Fundamentals of art and why you don’t need them. We don’t need more rules, we need less. We’re artists.
Artspeak 101, 102, 103, 104, 105 Speak directly and plainly? Kiss of death. Learn to write indecipherably obtuse self-absorbed artist statements.
Hyperbole and you. Need to sound like you’ve accomplished something? Class will focus on the use of flowery words and puffery aggrandising.
Income? Who needs it! Satisfaction is knowing that you are doing what you love and eating rice and beans.
Creative write-off techniques. Set aside morals and ethics and learn to write off everything you have ever spent money on because you are an artist.
Zen and the art of not knowing where your next check is coming from. Why worry, be happy.
One name or three. Paintings by Lawrence or painted by Lawrence Southerby Macwallis III Unless you are Prince or Puff Daddy your name is your brand and you are stuck with it for life. Choose wisely. You can sound like royalty or like a flower arranger.

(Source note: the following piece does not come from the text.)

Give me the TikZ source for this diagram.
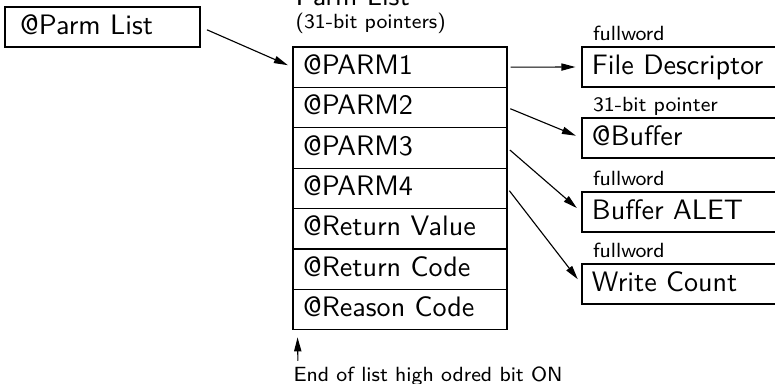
\documentclass[tikz,border=0pt]{standalone}
\usetikzlibrary{arrows.meta}

\begin{document}
\begin{tikzpicture}[
  font=\sffamily,
  box/.style={draw, minimum height=5mm, inner xsep=1.25mm, inner ysep=0pt, align=left, text height=0.72em, text depth=0.22em},
  cell/.style={box, text width=24.25mm, minimum height=5.05mm},
  target/.style={box, text width=22mm},
  tag/.style={font=\sffamily\fontsize{7.3}{8.5}\selectfont, inner sep=0pt, anchor=base west},
  line/.style={-{Triangle[length=1.75mm,width=0.9mm]}, shorten <=0.375mm, shorten >=0.75mm}
]
\useasboundingbox (0,0) rectangle (96.875mm,-48mm);

\node[box, inner xsep=1.9mm, text width=20.575mm] (parm) at (12.8125mm,-3.375mm) {@Parm List};

\node[anchor=base west, inner sep=0pt] (title) at (36.875mm,-0.75mm) {Parm List};
\node[tag] (subtitle) at (36.875mm,-3.625mm) {(31-bit pointers)};

\node[cell] (p1)  at (50mm,-8.4mm)  {@PARM1};
\node[cell] (p2)  at (50mm,-13.45mm) {@PARM2};
\node[cell] (p3)  at (50mm,-18.5mm) {@PARM3};
\node[cell] (p4)  at (50mm,-23.55mm) {@PARM4};
\node[cell] (rv)  at (50mm,-28.6mm) {@Return Value};
\node[cell] (rc)  at (50mm,-33.65mm) {@Return Code};
\node[cell] (rsn) at (50mm,-38.7mm) {@Reason Code};

\node[target] (fd)    at (85mm,-8.375mm) {File Descriptor};
\node[target] (buf)   at (85mm,-17.25mm) {@Buffer};
\node[target] (alet)  at (85mm,-26.5mm)  {Buffer ALET};
\node[target] (count) at (85mm,-35.5mm)  {Write Count};

\node[tag] (fdtag)    at ([shift={(1.375mm,0.8mm)}]fd.north west)    {fullword};
\node[tag] (buftag)   at ([shift={(1.375mm,0.8mm)}]buf.north west)   {31-bit pointer};
\node[tag] (alettag)  at ([shift={(1.375mm,0.8mm)}]alet.north west)  {fullword};
\node[tag] (counttag) at ([shift={(1.375mm,0.8mm)}]count.north west) {fullword};

\draw[line, shorten <=0.875mm, shorten >=0.625mm] (parm.east) -- (p1.west);
\draw[line] (p1.east) -- (fd.west);
\draw[line] (p2.east) -- (buf.west);
\draw[line] (p3.east) -- (alet.west);
\draw[line] (p4.east) -- (count.west);

\node[tag] (endnote) at (36.625mm,-47.75mm) {End of list high odred bit ON};
\draw[line, shorten <=0.75mm, shorten >=0.875mm] ([xshift=0.625mm]endnote.north west) -- ([xshift=0.625mm]rsn.south west);
\end{tikzpicture}
\end{document}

Forming Artist Unions. An oxymoron? Kitty cat round-up, know what i’m sayin?
Cheesy Promo Videos 101 You don’t have to be talented to have a cheesy promo video made. Prerequisites: Hyperbole and Artspeak 101.
Painting the figure in a floppy white hat 101-103 Also includes rural women in flower field, dappled light effects and advanced chimney smoke techniques. Prerequisite class: Smarmy painting 101, see spring schedule.
Creative plagairism How to completely rip-off another artist and own it without a twinge of guilt or remorse.
Internal Calendar If you don’t have a set schedule, don’t have a weekend, how do you know what day it is? Guess! How to learn to guess what day and time it is without ever consulting a calendar or watch. 70% accuracy assured.
Creative comebacks for artists. Example Q: $500…….. is that your best price? A: Well, actually, no. $7000 is my best price and I like the way you do business.